------ Stored rows ------

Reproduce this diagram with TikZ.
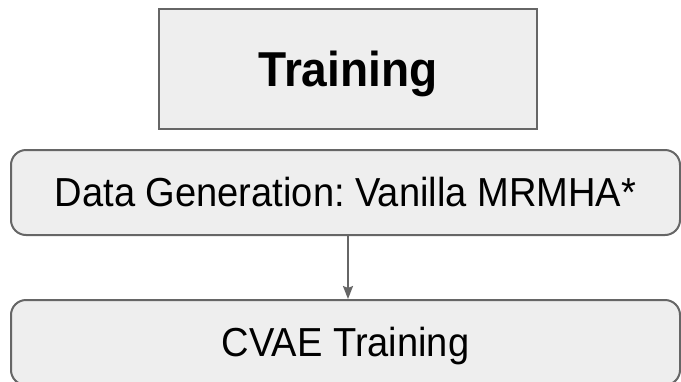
\documentclass[tikz,border=0pt]{standalone}
\usepackage{fontspec}
\setmainfont{Liberation Sans}
% slightly condensed face for the box labels
\newfontfamily\labelfont[FakeStretch=0.94]{Liberation Sans}
\frenchspacing
\usetikzlibrary{arrows.meta}
\definecolor{boxfill}{HTML}{EEEEEE}
\definecolor{boxline}{HTML}{666666}
\begin{document}
\begin{tikzpicture}[x=1pt,y=1pt,
  box/.style={draw=boxline, fill=boxfill, line width=2pt, inner sep=0pt, align=center},
  stage/.style={box, rounded corners=15pt, minimum width=669pt, minimum height=85pt,
    font=\labelfont\fontsize{40.5}{44}\selectfont, text height=28.8pt, text depth=0pt},
  flow/.style={draw=boxline, line width=2pt,
    -{Stealth[length=13pt,width=10pt,inset=2pt]}}]
  \useasboundingbox (0,0) rectangle (681,-381);
  \clip (0,0) rectangle (681,-381);
  \node[box, minimum width=378pt, minimum height=120pt,
    font=\labelfont\bfseries\fontsize{49}{52}\selectfont, text height=35pt, text depth=0pt]
    (train) at (348,-69) {Training};
  \node[stage] (data) at (345.5,-192.5) {Data Generation: Vanilla MRMHA*};
  \node[stage] (cvae) at (345.5,-342.5) {CVAE Training};
  \draw[flow] (data.south -| train.south) -- (cvae.north -| train.south);
\end{tikzpicture}
\end{document}
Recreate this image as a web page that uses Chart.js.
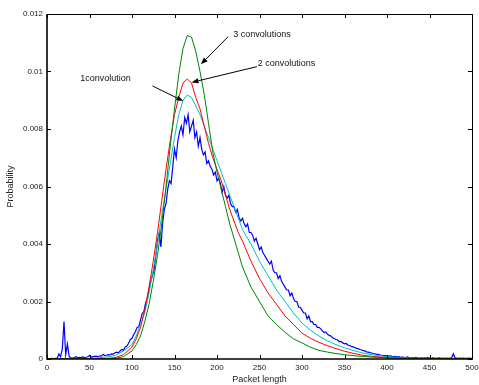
<!DOCTYPE html>
<html>
<head>
<meta charset="utf-8">
<script src="https://cdn.jsdelivr.net/npm/chart.js"></script>
<style>
  body { margin: 0; background: #fff; }
</style>
</head>
<body>
<canvas id="myChart" width="479" height="385"></canvas>
<script>
// x grid shared by the three model curves
const modelX = [0, 50, 60, 70, 80, 90,
  100, 105, 110, 115, 120, 125, 130, 135, 140, 145, 150, 155, 160, 165, 170, 175,
  180, 185, 190, 195, 200, 205, 210, 215, 220, 225, 230,
  240, 250, 260, 270, 280, 290, 300, 310, 320, 330, 340, 350, 360, 370, 380,
  400, 420, 450, 500];

const threeConv = [0, 0, 0, 0.00001, 0.00002, 0.00008,
  0.00028, 0.0005, 0.0008, 0.0013, 0.0019, 0.0027, 0.0036, 0.0047, 0.0060, 0.0074, 0.0087, 0.0099, 0.0108, 0.01125, 0.0112, 0.0107,
  0.0100, 0.0092, 0.0082, 0.0072, 0.0065, 0.0059, 0.0053, 0.0047, 0.0042, 0.0037, 0.0032,
  0.0025, 0.0020, 0.0015, 0.0012, 0.00093, 0.0007, 0.00056, 0.00041, 0.0003, 0.00024, 0.00019, 0.00015, 0.00012, 0.00009, 0.00007,
  0.00004, 0.00002, 0.00001, 0];

const twoConv = [0, 0, 0.00001, 0.00002, 0.00005, 0.00015,
  0.00042, 0.0007, 0.0011, 0.0017, 0.0025, 0.0034, 0.0044, 0.0055, 0.0066, 0.0076, 0.0085, 0.0091, 0.0096, 0.00974, 0.0096, 0.0091,
  0.0087, 0.0081, 0.0075, 0.0070, 0.0066, 0.0062, 0.0057, 0.0052, 0.0048, 0.0044, 0.0041,
  0.0034, 0.0028, 0.0023, 0.0019, 0.0015, 0.0012, 0.0009, 0.00072, 0.00058, 0.00046, 0.00036, 0.00027, 0.0002, 0.00014, 0.0001,
  0.00005, 0.00003, 0.00001, 0];

const oneConv = [0, 0.00002, 0.00004, 0.00007, 0.00012, 0.00028,
  0.0005, 0.0008, 0.0012, 0.0016, 0.0023, 0.0031, 0.0040, 0.0050, 0.0059, 0.0068, 0.0077, 0.0085, 0.0090, 0.00918, 0.0091, 0.0088,
  0.0085, 0.0081, 0.0077, 0.0073, 0.0069, 0.0065, 0.0061, 0.0057, 0.0053, 0.0049, 0.0045,
  0.0040, 0.0034, 0.0029, 0.0024, 0.0020, 0.0016, 0.00125, 0.001, 0.0008, 0.00063, 0.0005, 0.00039, 0.0003, 0.00022, 0.00016,
  0.00008, 0.00004, 0.00002, 0];

// measured histogram, one value every 2 bytes from 0 to 500
const measured = [
  0, 0.00001, 0.00001, 0.00002, 0.00001, 0.00002, 0.00003, 0.00018, 0.00008, 0.00035,
  0.0013, 0.00015, 0.00052, 0.0001, 0.00004, 0.00003, 0.00005, 0.00008, 0.00004, 0.00006,
  0.00005, 0.00007, 0.00005, 0.00006, 0.00008, 0.00012, 0.00006, 0.00008, 0.00009, 0.0001,
  0.00008, 0.00011, 0.0001, 0.00016, 0.00012, 0.00013, 0.00015, 0.00014, 0.00018, 0.00017,
  0.00022, 0.00024, 0.00021, 0.00028, 0.00033, 0.0003, 0.00042, 0.00045, 0.00055, 0.00068,
  0.00072, 0.00085, 0.00095, 0.0011, 0.00112, 0.00135, 0.00158, 0.00165, 0.00195, 0.0021,
  0.0024, 0.0027, 0.0029, 0.0031, 0.0036, 0.0041, 0.0044, 0.0039, 0.0047, 0.0052,
  0.0054, 0.0059, 0.0062, 0.0061, 0.0067, 0.0073, 0.0070, 0.0076, 0.0079, 0.0081,
  0.0078, 0.0084, 0.0082, 0.0085, 0.0079, 0.0081, 0.0083, 0.0077, 0.0079, 0.0074,
  0.0077, 0.0073, 0.0071, 0.0072, 0.0068, 0.0069, 0.0067, 0.0066, 0.0064, 0.0065,
  0.0062, 0.0063, 0.0061, 0.0058, 0.0060, 0.0057, 0.0056, 0.0057, 0.0054, 0.0053,
  0.0053, 0.0051, 0.0052, 0.0049, 0.0048, 0.0049, 0.0047, 0.0046, 0.0047, 0.0044,
  0.0044, 0.0043, 0.0041, 0.0042, 0.0040, 0.0038, 0.0039, 0.0037, 0.0036, 0.0035,
  0.0034, 0.0033, 0.0034, 0.0031, 0.0030, 0.0030, 0.0028, 0.0029, 0.0027, 0.0026,
  0.0025, 0.0024, 0.0024, 0.0022, 0.0023, 0.0021, 0.0020, 0.0020, 0.0018, 0.0018,
  0.0017, 0.0016, 0.0016, 0.0014, 0.0015, 0.0013, 0.0013, 0.0012, 0.0012, 0.0011,
  0.0011, 0.00105, 0.00098, 0.00092, 0.00094, 0.00086, 0.00082, 0.0008, 0.00074, 0.00071,
  0.00068, 0.00066, 0.0006, 0.00061, 0.00056, 0.00053, 0.00054, 0.00048, 0.00047, 0.00044,
  0.00042, 0.0004, 0.00037, 0.00036, 0.00033, 0.00032, 0.00029, 0.00028, 0.00025, 0.00024,
  0.00022, 0.00021, 0.00019, 0.00018, 0.00016, 0.00016, 0.00014, 0.00013, 0.00012, 0.00012,
  0.00011, 0.0001, 0.00011, 0.00009, 0.00008, 0.00009, 0.00007, 0.00008, 0.00006, 0.00007,
  0.00006, 0.00005, 0.00007, 0.00005, 0.00004, 0.00005, 0.00004, 0.00006, 0.00004, 0.00003,
  0.00004, 0.00003, 0.00004, 0.00003, 0.00005, 0.00003, 0.00002, 0.00004, 0.00003, 0.00002,
  0.00003, 0.00004, 0.00002, 0.00003, 0.00002, 0.00003, 0.00002, 0.00003, 0.00004, 0.00018,
  0.00004, 0.00003, 0.00002, 0.00003, 0.00002, 0.00003, 0.00002, 0.00002, 0.00003, 0.00002,
  0.00002];
const measuredX = measured.map((v, i) => i * 2);

const yTickLabels = ['0', '0.002', '0.004', '0.006', '0.008', '0.01', '0.012'];

// annotations, in data units
const noteText = ['3 convolutions', '2 convolutions', '1convolution'];
const noteX = [219, 248, 39];
const noteY = [0.0113, 0.01028, 0.00974];
const arrowFromX = [213, 247, 124];
const arrowFromY = [0.01121, 0.01017, 0.0095];
const arrowToX = [181, 170, 160.4];
const arrowToY = [0.01025, 0.00962, 0.00897];

const FONT = "'Liberation Sans', Arial, Helvetica, sans-serif";
Chart.defaults.font.family = FONT;

function pts(xs, ys) {
  return xs.map((x, i) => ({ x: x, y: ys[i] }));
}

// matlab style box with inward ticks + arrows with labels
const boxAndNotes = {
  id: 'boxAndNotes',
  afterDraw(chart) {
    const ctx = chart.ctx;
    const a = chart.chartArea;
    const xs = chart.scales.x, ys = chart.scales.y;
    ctx.save();
    ctx.strokeStyle = '#000';
    ctx.lineWidth = 1;
    xs.ticks.forEach(t => {
      const px = Math.round(xs.getPixelForValue(t.value)) + 0.5;
      ctx.beginPath();
      ctx.moveTo(px, a.bottom); ctx.lineTo(px, a.bottom - 4);
      ctx.moveTo(px, a.top); ctx.lineTo(px, a.top + 4);
      ctx.stroke();
    });
    ys.ticks.forEach(t => {
      const py = Math.round(ys.getPixelForValue(t.value)) + 0.5;
      ctx.beginPath();
      ctx.moveTo(a.left, py); ctx.lineTo(a.left + 4, py);
      ctx.moveTo(a.right, py); ctx.lineTo(a.right - 4, py);
      ctx.stroke();
    });
    ctx.beginPath();
    ctx.moveTo(a.left, a.top + 0.5); ctx.lineTo(a.right + 0.5, a.top + 0.5);
    ctx.lineTo(a.right + 0.5, a.bottom);
    ctx.stroke();
    ctx.lineWidth = 1.6;
    ctx.beginPath();
    ctx.moveTo(a.left, a.top); ctx.lineTo(a.left, a.bottom); ctx.lineTo(a.right + 1, a.bottom);
    ctx.stroke();

    ctx.fillStyle = '#111';
    ctx.font = '9px ' + FONT;
    ctx.textBaseline = 'middle';
    ctx.textAlign = 'left';
    noteText.forEach((s, i) => {
      ctx.fillText(s, xs.getPixelForValue(noteX[i]), ys.getPixelForValue(noteY[i]));
      const x0 = xs.getPixelForValue(arrowFromX[i]), y0 = ys.getPixelForValue(arrowFromY[i]);
      const x1 = xs.getPixelForValue(arrowToX[i]), y1 = ys.getPixelForValue(arrowToY[i]);
      const ang = Math.atan2(y1 - y0, x1 - x0);
      const len = 7, hw = 2.6;
      const bx = x1 - len * Math.cos(ang), by = y1 - len * Math.sin(ang);
      ctx.lineWidth = 1;
      ctx.strokeStyle = '#000';
      ctx.beginPath();
      ctx.moveTo(x0, y0); ctx.lineTo(bx, by);
      ctx.stroke();
      ctx.fillStyle = '#000';
      ctx.beginPath();
      ctx.moveTo(x1, y1);
      ctx.lineTo(bx + hw * Math.sin(ang), by - hw * Math.cos(ang));
      ctx.lineTo(bx - hw * Math.sin(ang), by + hw * Math.cos(ang));
      ctx.closePath();
      ctx.fill();
      ctx.fillStyle = '#111';
    });
    ctx.restore();
  }
};

const ctx = document.getElementById('myChart');
new Chart(ctx, {
  type: 'line',
  data: {
    datasets: [
      { label: '3 convolutions', data: pts(modelX, threeConv), borderColor: '#008000', borderWidth: 1 },
      { label: '2 convolutions', data: pts(modelX, twoConv), borderColor: '#ff0000', borderWidth: 1 },
      { label: '1 convolution', data: pts(modelX, oneConv), borderColor: '#00bfbf', borderWidth: 1 },
      { label: 'measured', data: pts(measuredX, measured), borderColor: '#0000ff', borderWidth: 1.2 }
    ]
  },
  options: {
    responsive: false,
    animation: false,
    elements: { point: { radius: 0 }, line: { tension: 0, fill: false } },
    layout: { padding: { top: 14, right: 7, left: 0, bottom: 0 } },
    plugins: { legend: { display: false }, tooltip: { enabled: false } },
    scales: {
      x: {
        type: 'linear', min: 0, max: 500,
        grid: { display: false, drawTicks: false },
        border: { display: false },
        ticks: { stepSize: 50, autoSkip: false, maxRotation: 0, padding: 4, color: '#222', font: { size: 8 } },
        title: { display: true, text: 'Packet length', color: '#222', font: { size: 9 }, padding: 0 },
        afterFit: s => { s.height = 26; s.paddingLeft = 0; s.paddingRight = 0; }
      },
      y: {
        type: 'linear', min: 0, max: 0.012,
        grid: { display: false, drawTicks: false },
        border: { display: false },
        ticks: { stepSize: 0.002, padding: 4, color: '#222', font: { size: 8 },
          callback: (v, i) => yTickLabels[i] },
        title: { display: true, text: 'Probability', color: '#222', font: { size: 9 }, padding: { top: 5 } },
        afterFit: s => { s.width = 47; s.paddingTop = 0; s.paddingBottom = 0; }
      }
    }
  },
  plugins: [boxAndNotes]
});
</script>
</body>
</html>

------

- What is needed
Start at the line containing "Recreate this image" and stop at the line containing "0.00008, 0.00004, 0.00002, 0];"; transcribe those lines exactly, skipping pictures.

- Result of this exercise
Recreate this image as a web page that uses Chart.js.
<!DOCTYPE html>
<html>
<head>
<meta charset="utf-8">
<script src="https://cdn.jsdelivr.net/npm/chart.js"></script>
<style>
  body { margin: 0; background: #fff; }
</style>
</head>
<body>
<canvas id="myChart" width="479" height="385"></canvas>
<script>
// x grid shared by the three model curves
const modelX = [0, 50, 60, 70, 80, 90,
  100, 105, 110, 115, 120, 125, 130, 135, 140, 145, 150, 155, 160, 165, 170, 175,
  180, 185, 190, 195, 200, 205, 210, 215, 220, 225, 230,
  240, 250, 260, 270, 280, 290, 300, 310, 320, 330, 340, 350, 360, 370, 380,
  400, 420, 450, 500];

const threeConv = [0, 0, 0, 0.00001, 0.00002, 0.00008,
  0.00028, 0.0005, 0.0008, 0.0013, 0.0019, 0.0027, 0.0036, 0.0047, 0.0060, 0.0074, 0.0087, 0.0099, 0.0108, 0.01125, 0.0112, 0.0107,
  0.0100, 0.0092, 0.0082, 0.0072, 0.0065, 0.0059, 0.0053, 0.0047, 0.0042, 0.0037, 0.0032,
  0.0025, 0.0020, 0.0015, 0.0012, 0.00093, 0.0007, 0.00056, 0.00041, 0.0003, 0.00024, 0.00019, 0.00015, 0.00012, 0.00009, 0.00007,
  0.00004, 0.00002, 0.00001, 0];

const twoConv = [0, 0, 0.00001, 0.00002, 0.00005, 0.00015,
  0.00042, 0.0007, 0.0011, 0.0017, 0.0025, 0.0034, 0.0044, 0.0055, 0.0066, 0.0076, 0.0085, 0.0091, 0.0096, 0.00974, 0.0096, 0.0091,
  0.0087, 0.0081, 0.0075, 0.0070, 0.0066, 0.0062, 0.0057, 0.0052, 0.0048, 0.0044, 0.0041,
  0.0034, 0.0028, 0.0023, 0.0019, 0.0015, 0.0012, 0.0009, 0.00072, 0.00058, 0.00046, 0.00036, 0.00027, 0.0002, 0.00014, 0.0001,
  0.00005, 0.00003, 0.00001, 0];

const oneConv = [0, 0.00002, 0.00004, 0.00007, 0.00012, 0.00028,
  0.0005, 0.0008, 0.0012, 0.0016, 0.0023, 0.0031, 0.0040, 0.0050, 0.0059, 0.0068, 0.0077, 0.0085, 0.0090, 0.00918, 0.0091, 0.0088,
  0.0085, 0.0081, 0.0077, 0.0073, 0.0069, 0.0065, 0.0061, 0.0057, 0.0053, 0.0049, 0.0045,
  0.0040, 0.0034, 0.0029, 0.0024, 0.0020, 0.0016, 0.00125, 0.001, 0.0008, 0.00063, 0.0005, 0.00039, 0.0003, 0.00022, 0.00016,
  0.00008, 0.00004, 0.00002, 0];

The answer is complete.